In a deeply reported 2014 paper published titled How to Lie with Rape Statistics, Corey Rayburn Yung unpacked the police’s de-prioritization of rape, which she blames on the pressure they receive to reduce crime, specifically rape. But by only pursuing cases that they consider “severe,” she argues that they are actually making it easier for the behavior to continue.

“Serial rapists are actually the norm and not the exception. Some research indicates that 91% to 95% of rapes are part of a series by the perpetrator,” she writes. “Given the low levels of conviction for rape, high pre-arrest recidivism should not be surprisingly—rapists feel little threat from law enforcement and can be emboldened by their ‘success’ in raping with impunity.”

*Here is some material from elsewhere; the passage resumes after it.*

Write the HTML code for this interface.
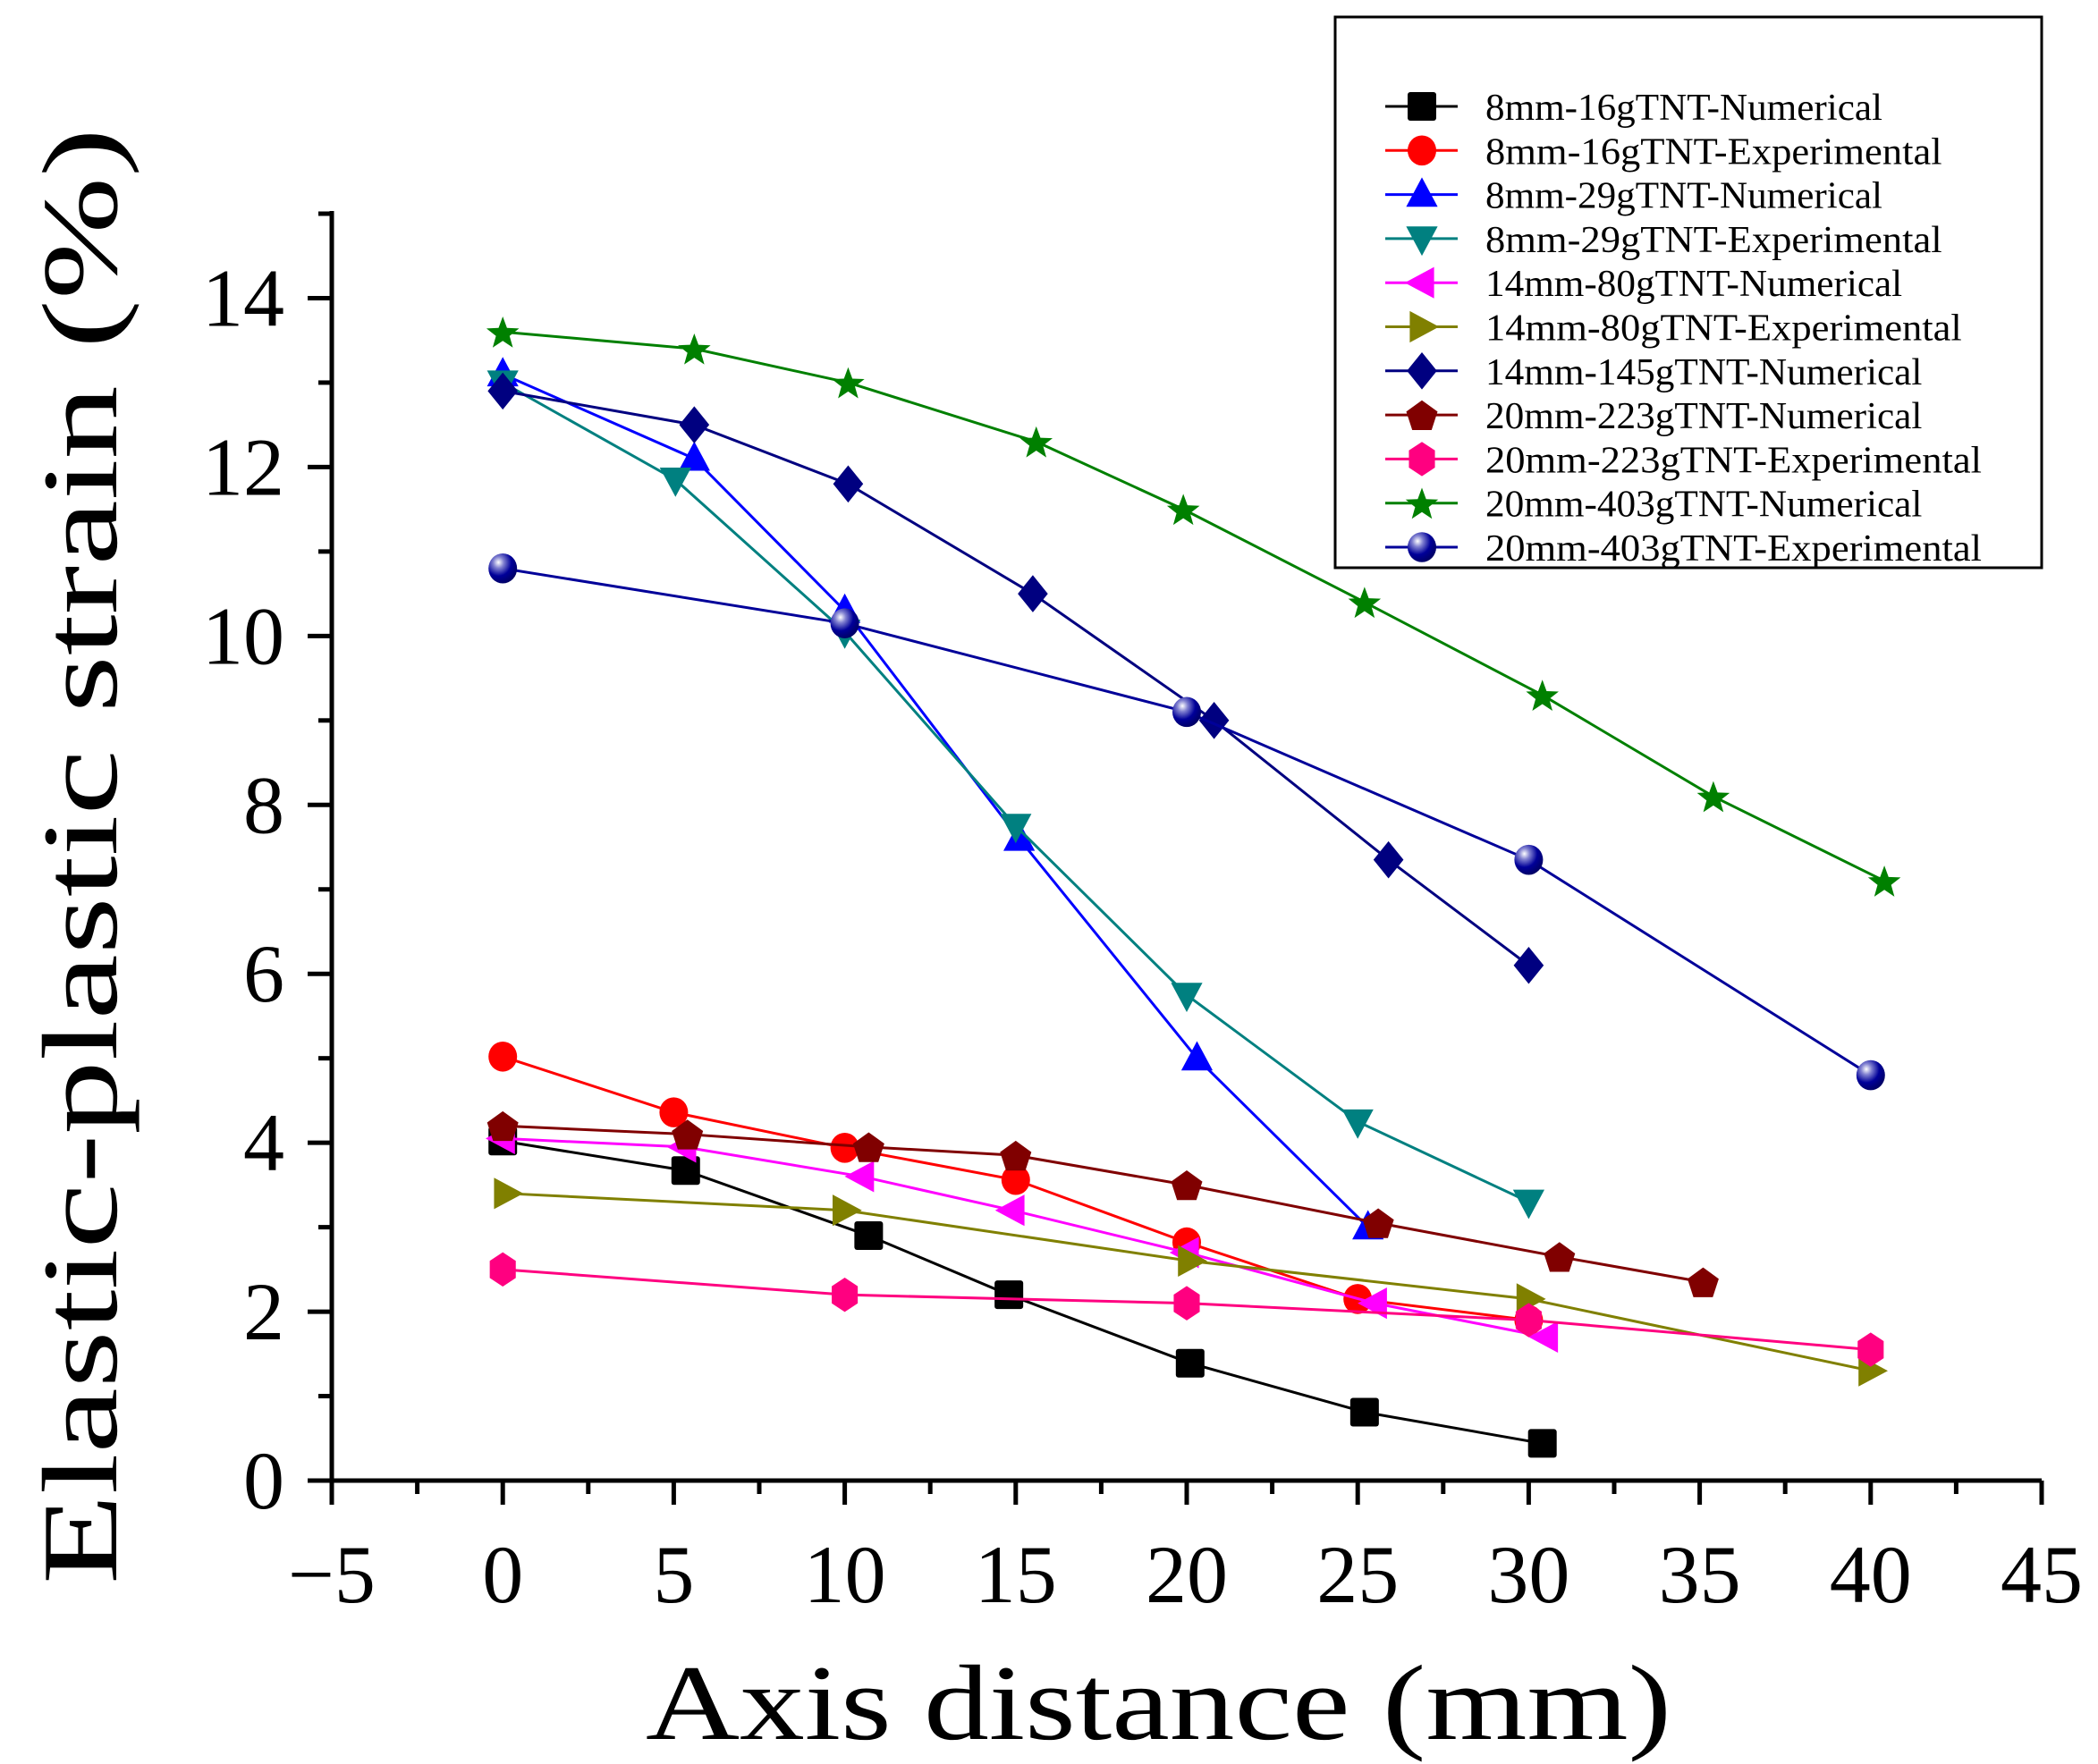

The Stanford victim experienced this first hand—and wanted to share it.

“The probation officer’s recommendation of a year or less in county jail is a soft timeout, a mockery of the seriousness of his assaults, an insult to me and all women,” she said. “It gives the message that a stranger can be inside you without proper consent and he will receive less than what has been defined as the minimum sentence.”

The Federal Bureau of Investigations calls rape the most “underreported violent crime in America,” affecting as many as one in six women nationwide. The reason for this is no mystery—rape victims are guilty until proven innocent. Reporting a rape means proving something was done to you, instead of by you; that what happened wasn’t your fault.

The Stanford victim successfully convinced the police—and the jury, all 12 of whom found Turner guilty. Perhaps if the outrage is redirected to how rarely this is the outcome in rape cases, progress may actually be achieved.

“Even if the sentence is light, hopefully this will wake people up,” the Stanford victim said. “I want the judge to know that he ignited a tiny fire. If anything, this is a reason for all of us to speak even louder.”